CORINNE LEPAGE : Le fond du dossier est le même pour les deux affaires puisqu’il s’agit de mettre en lumière l’inaction de l’État face aux obligations qui étaient les siennes. En revanche, les actions sont quelque peu différentes : du côté de Grande-Synthe, nous avons un recours pour excès de pouvoir ; du côté de l’Affaire du Siècle, un recours en responsabilité. L’argumentation juridique n’est pas la même non plus. L’action Grande-Synthe s’appuie en effet sur le droit de l’Union européenne ainsi que sur le droit de la Cour européenne des droits de l’Homme (dont sont membres 47 pays). C’est notamment sur cette dernière que s’appuie la jurisprudence Urgenda venue des Pays-Bas qui repose sur le droit à la vie.

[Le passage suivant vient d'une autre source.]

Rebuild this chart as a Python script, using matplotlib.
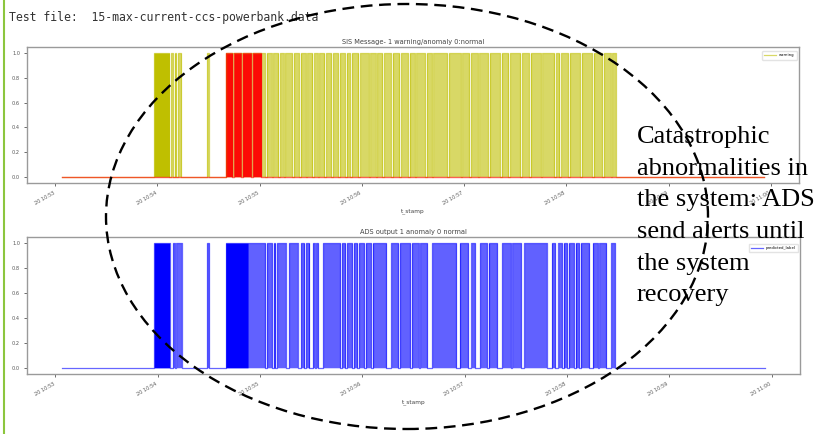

CLÉMENT CAPDEBOS : En effet, les deux actions sont d’une nature différente et reposent sur une argumentation distincte. Mais dans les deux cas, il s’agit de démontrer que l’Etat méconnaît ses obligations, générales et spécifiques, de lutte contre le changement climatique, et ne respecte pas les objectifs qui lui sont assignés en matière de réduction des émissions de gaz à effet de serre, d’amélioration de l’efficacité énergétique, d’augmentation des énergies renouvelables et d’adaptation au changement climatique.
CORINNE LEPAGE : Nous attendons maintenant un éventuel “mémoire en duplique” de l’État (une nouvelle réponse de l’Etat aux arguments de Grande Synthe) pour répondre le cas échéant. Puis ce sera l’audience devant le Conseil d’État, certainement dans le courant de l’année 2020, peut-être même avant l’été. Une question préjudicielle pourrait être posée à la Cour de justice de l’Union Européenne par le Conseil d’État. Nous espérons bien gagner mais, dans l’hypothèse la plus pessimiste, nous avons prévu la possibilité d’aller devant la Cour européenne des droits de l’homme.
CLÉMENT CAPDEBOS : Compte tenu de la proximité des problématiques, la décision du Conseil d’État présentera, pour l’Affaire du Siècle, un intérêt certain. Parce qu’il s’agira de la première décision rendue, en matière de justice climatique en France, elle posera les jalons de la jurisprudence et aura certainement un impact sur le jugement que rendra le Tribunal administratif de Paris.
Une victoire de la commune de Grande-Synthe constituerait évidemment un signal positif pour l’Affaire du Siècle, ainsi qu’un argument supplémentaire en faveur de la reconnaissance de la responsabilité de l’Etat. Mais, à l’inverse, une réponse négative du Conseil d’Etat ne signifierait pas, de facto, un échec de l’Affaire du Siècle : les deux recours sont d’une nature distincte, et reposent chacun sur une argumentation propre.
En tout état de cause, quel que soit le sens de la décision rendue par le Conseil d’Etat, nous l’étudierons avec soin, pour appuyer notre argumentation auprès du Tribunal Administratif et tout mettre en œuvre pour emporter la conviction du juge.
*Le Cabinet VIGO pour Notre Affaire A Tous, Clémentine Baldon pour la Fondation Nicolas Hulot pour la Nature et l’Homme (FNH), Clément Capdebos pour Greenpeace France, et le cabinet Arié Alimi Avocats pour Oxfam France.